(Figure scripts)
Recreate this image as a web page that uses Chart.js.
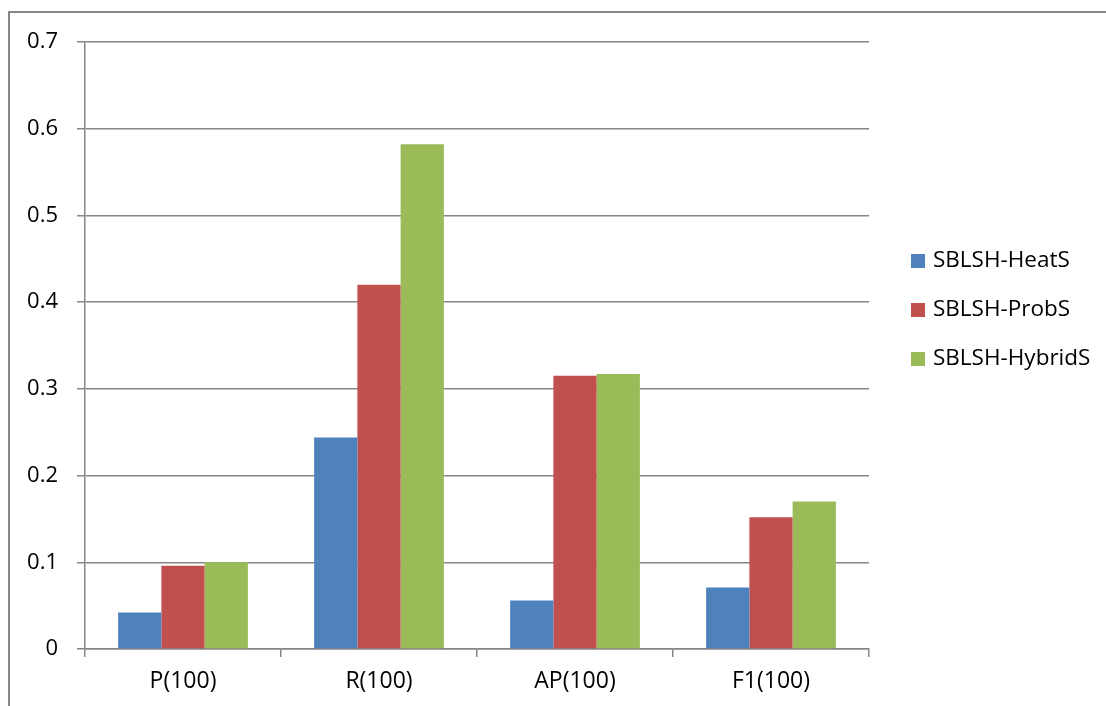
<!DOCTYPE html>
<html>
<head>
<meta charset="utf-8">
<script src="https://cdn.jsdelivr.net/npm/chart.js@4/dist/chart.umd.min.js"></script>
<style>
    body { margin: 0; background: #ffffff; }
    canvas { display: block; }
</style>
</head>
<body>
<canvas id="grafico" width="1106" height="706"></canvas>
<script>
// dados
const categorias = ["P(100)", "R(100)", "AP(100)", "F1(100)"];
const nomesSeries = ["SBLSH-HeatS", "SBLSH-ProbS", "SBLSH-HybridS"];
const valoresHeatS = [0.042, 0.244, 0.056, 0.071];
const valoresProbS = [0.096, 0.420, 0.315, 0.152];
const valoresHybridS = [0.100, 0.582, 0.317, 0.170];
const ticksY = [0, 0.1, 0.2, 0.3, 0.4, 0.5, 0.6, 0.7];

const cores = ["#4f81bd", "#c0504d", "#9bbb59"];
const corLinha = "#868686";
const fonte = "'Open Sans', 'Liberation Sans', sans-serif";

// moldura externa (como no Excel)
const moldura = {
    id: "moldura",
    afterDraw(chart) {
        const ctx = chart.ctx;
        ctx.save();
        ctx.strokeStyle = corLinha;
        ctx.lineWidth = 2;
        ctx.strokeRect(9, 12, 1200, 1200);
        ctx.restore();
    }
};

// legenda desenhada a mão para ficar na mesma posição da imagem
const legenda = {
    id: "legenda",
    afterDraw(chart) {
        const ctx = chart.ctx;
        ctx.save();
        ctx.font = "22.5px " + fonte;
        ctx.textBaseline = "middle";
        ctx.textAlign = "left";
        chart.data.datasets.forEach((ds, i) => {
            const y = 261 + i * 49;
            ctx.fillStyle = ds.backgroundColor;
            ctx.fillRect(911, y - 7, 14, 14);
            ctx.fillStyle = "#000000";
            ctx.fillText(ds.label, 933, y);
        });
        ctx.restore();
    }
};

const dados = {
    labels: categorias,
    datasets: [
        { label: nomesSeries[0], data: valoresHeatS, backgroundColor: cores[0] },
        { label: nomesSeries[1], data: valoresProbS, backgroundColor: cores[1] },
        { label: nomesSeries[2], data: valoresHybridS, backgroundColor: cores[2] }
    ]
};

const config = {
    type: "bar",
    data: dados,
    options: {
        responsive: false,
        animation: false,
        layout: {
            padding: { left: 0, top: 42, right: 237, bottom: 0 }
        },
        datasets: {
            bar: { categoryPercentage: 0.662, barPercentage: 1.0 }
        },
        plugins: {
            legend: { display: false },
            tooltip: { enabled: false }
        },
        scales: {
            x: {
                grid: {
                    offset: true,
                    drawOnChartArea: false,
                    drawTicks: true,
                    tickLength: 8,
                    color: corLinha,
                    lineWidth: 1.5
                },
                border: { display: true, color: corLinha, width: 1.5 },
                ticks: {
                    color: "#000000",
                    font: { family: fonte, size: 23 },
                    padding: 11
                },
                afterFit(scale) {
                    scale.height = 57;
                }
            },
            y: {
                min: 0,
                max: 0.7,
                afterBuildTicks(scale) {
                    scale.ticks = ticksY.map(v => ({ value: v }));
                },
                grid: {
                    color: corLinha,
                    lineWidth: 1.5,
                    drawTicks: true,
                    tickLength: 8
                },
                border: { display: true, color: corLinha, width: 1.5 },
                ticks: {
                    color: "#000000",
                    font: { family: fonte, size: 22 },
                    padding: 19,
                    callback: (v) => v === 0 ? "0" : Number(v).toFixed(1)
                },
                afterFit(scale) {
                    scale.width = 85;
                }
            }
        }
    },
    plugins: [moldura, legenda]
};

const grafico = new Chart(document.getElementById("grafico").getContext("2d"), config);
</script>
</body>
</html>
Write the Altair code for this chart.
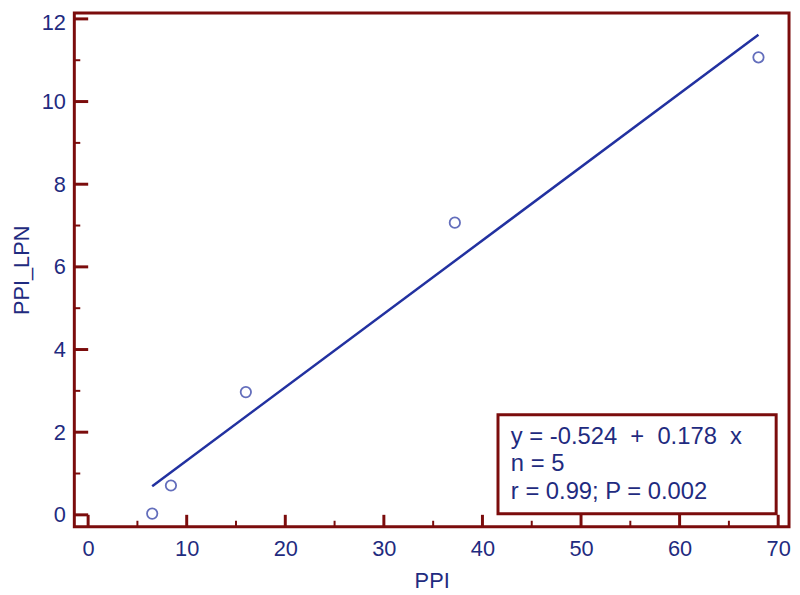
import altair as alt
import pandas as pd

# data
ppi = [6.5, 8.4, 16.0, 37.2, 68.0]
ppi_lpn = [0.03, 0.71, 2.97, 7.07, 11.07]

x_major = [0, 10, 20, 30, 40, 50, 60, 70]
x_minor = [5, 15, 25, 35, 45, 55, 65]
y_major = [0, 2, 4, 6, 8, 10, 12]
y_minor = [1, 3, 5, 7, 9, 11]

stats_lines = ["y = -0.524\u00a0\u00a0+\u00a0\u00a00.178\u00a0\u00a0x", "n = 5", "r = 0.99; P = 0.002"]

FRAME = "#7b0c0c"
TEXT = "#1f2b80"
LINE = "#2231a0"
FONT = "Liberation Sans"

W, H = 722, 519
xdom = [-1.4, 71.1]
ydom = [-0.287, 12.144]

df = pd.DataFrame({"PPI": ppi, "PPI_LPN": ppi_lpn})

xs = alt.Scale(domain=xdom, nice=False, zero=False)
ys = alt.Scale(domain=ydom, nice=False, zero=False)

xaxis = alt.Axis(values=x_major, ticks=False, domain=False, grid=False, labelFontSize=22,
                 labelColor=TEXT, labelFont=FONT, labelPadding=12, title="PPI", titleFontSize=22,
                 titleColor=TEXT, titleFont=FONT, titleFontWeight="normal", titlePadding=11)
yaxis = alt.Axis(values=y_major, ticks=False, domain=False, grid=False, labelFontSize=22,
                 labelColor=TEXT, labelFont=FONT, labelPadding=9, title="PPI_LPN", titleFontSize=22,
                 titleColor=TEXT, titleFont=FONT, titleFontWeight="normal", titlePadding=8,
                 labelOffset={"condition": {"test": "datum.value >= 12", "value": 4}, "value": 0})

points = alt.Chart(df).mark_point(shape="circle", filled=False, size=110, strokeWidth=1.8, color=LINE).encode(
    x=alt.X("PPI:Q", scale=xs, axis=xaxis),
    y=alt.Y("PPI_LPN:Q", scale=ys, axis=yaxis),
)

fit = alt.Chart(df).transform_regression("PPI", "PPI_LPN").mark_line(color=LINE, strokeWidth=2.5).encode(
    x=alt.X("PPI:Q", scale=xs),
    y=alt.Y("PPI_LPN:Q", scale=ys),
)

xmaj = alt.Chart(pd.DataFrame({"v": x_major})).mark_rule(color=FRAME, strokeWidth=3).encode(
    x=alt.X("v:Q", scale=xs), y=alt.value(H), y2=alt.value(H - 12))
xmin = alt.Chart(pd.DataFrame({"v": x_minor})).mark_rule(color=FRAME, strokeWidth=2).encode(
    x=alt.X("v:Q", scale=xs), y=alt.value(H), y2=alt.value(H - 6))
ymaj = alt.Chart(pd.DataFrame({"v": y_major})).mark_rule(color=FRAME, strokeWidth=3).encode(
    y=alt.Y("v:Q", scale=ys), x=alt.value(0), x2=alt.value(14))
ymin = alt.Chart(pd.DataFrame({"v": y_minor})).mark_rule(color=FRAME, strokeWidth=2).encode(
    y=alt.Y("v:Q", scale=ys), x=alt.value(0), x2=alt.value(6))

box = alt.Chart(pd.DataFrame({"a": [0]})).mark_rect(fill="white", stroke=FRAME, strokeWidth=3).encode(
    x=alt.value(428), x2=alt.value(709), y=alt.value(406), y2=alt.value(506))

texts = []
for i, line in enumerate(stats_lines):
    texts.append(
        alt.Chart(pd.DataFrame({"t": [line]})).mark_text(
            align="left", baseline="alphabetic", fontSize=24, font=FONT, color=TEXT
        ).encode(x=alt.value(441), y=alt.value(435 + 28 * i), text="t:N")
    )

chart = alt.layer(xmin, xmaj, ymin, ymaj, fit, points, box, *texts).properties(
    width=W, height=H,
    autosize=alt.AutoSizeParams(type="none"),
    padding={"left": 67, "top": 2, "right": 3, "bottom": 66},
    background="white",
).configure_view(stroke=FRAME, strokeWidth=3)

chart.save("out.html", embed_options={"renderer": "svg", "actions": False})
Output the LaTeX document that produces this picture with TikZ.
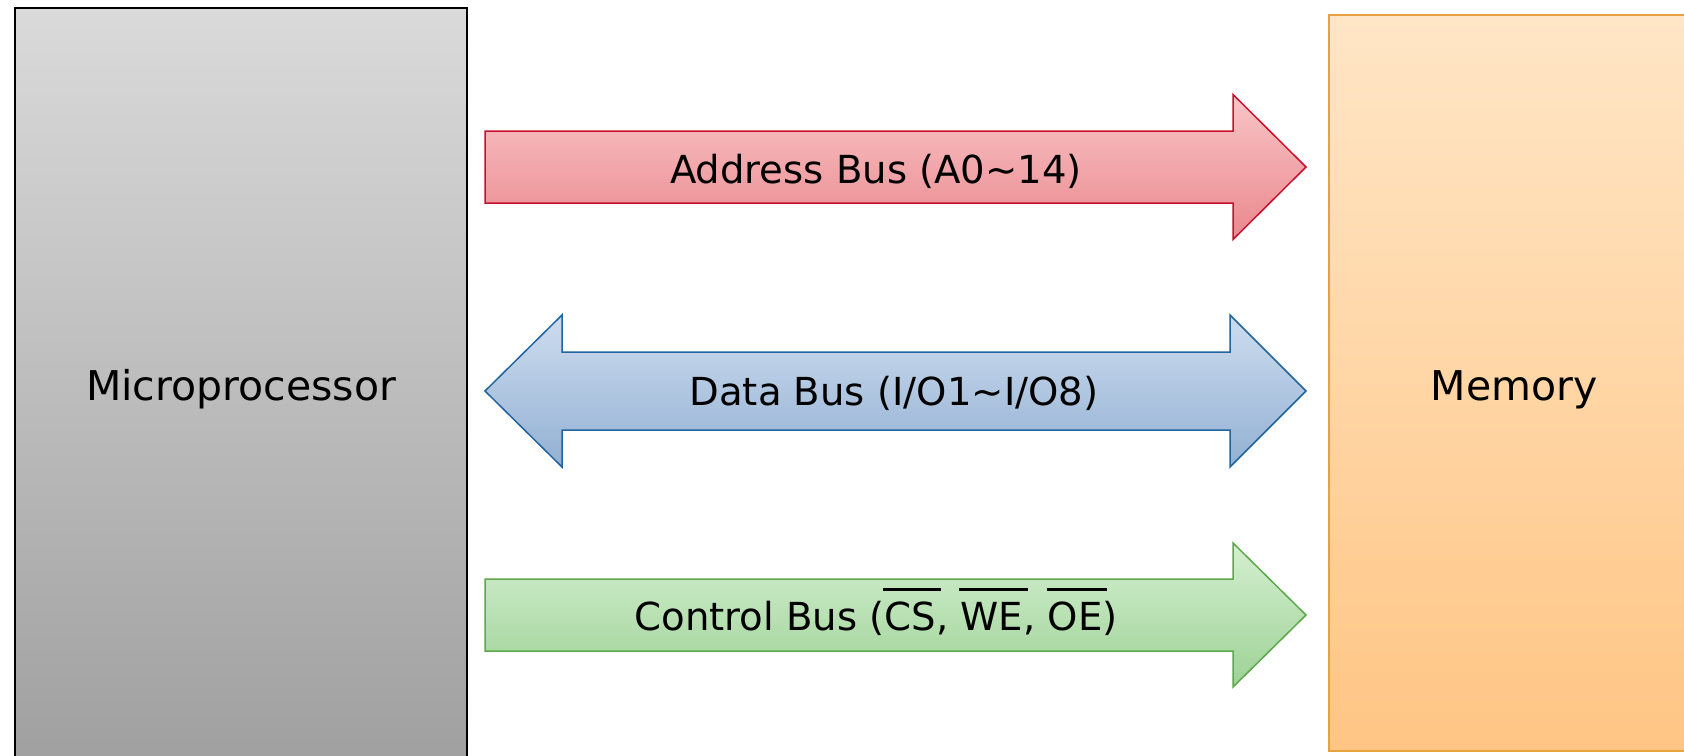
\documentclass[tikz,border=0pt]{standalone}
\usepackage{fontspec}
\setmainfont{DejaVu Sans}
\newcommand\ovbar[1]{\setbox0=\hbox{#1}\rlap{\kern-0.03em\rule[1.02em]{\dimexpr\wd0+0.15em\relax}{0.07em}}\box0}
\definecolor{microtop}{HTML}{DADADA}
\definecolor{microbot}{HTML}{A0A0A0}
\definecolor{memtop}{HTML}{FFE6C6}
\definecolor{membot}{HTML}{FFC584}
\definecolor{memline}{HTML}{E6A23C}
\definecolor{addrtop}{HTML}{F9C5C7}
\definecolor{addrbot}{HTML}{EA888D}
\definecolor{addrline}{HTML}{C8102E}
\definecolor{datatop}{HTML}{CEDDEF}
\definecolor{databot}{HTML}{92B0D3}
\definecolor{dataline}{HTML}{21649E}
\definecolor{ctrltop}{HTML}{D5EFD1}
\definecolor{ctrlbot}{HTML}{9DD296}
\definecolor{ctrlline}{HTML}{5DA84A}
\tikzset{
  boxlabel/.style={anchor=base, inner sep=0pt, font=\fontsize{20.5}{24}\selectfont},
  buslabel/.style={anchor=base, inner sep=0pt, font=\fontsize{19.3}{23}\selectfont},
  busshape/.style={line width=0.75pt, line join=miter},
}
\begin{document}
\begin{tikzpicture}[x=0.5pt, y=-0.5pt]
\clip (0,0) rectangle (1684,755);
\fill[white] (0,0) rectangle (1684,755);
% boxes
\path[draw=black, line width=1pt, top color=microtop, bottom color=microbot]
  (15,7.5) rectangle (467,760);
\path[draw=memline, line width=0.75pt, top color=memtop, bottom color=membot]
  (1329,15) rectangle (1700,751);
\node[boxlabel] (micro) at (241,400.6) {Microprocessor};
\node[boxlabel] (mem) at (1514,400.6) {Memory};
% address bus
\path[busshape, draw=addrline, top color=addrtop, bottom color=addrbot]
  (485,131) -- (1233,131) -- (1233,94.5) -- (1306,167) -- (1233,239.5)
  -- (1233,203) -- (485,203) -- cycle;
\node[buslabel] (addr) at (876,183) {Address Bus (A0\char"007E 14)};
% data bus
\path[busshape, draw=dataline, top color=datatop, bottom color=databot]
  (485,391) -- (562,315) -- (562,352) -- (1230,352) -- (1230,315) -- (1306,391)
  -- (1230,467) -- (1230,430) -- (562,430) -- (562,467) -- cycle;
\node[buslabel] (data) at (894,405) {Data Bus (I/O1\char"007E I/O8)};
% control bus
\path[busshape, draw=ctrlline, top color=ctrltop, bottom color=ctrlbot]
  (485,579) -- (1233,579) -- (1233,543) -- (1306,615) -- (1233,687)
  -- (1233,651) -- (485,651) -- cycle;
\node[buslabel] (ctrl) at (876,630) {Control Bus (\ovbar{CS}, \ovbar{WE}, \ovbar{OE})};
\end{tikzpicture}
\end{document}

-- GOAL OF THE EXERCISE --
Output nothing except the lines from the one containing "Write the Altair code for this chart." through the one containing "ys = alt.Scale(domain=ydom, nice=False, zero=False)", both kept, with the pictures removed.

-- OUTPUT FOR THIS EXERCISE --
Write the Altair code for this chart.
import altair as alt
import pandas as pd

# data
ppi = [6.5, 8.4, 16.0, 37.2, 68.0]
ppi_lpn = [0.03, 0.71, 2.97, 7.07, 11.07]

x_major = [0, 10, 20, 30, 40, 50, 60, 70]
x_minor = [5, 15, 25, 35, 45, 55, 65]
y_major = [0, 2, 4, 6, 8, 10, 12]
y_minor = [1, 3, 5, 7, 9, 11]

stats_lines = ["y = -0.524\u00a0\u00a0+\u00a0\u00a00.178\u00a0\u00a0x", "n = 5", "r = 0.99; P = 0.002"]

FRAME = "#7b0c0c"
TEXT = "#1f2b80"
LINE = "#2231a0"
FONT = "Liberation Sans"

W, H = 722, 519
xdom = [-1.4, 71.1]
ydom = [-0.287, 12.144]

df = pd.DataFrame({"PPI": ppi, "PPI_LPN": ppi_lpn})

xs = alt.Scale(domain=xdom, nice=False, zero=False)
ys = alt.Scale(domain=ydom, nice=False, zero=False)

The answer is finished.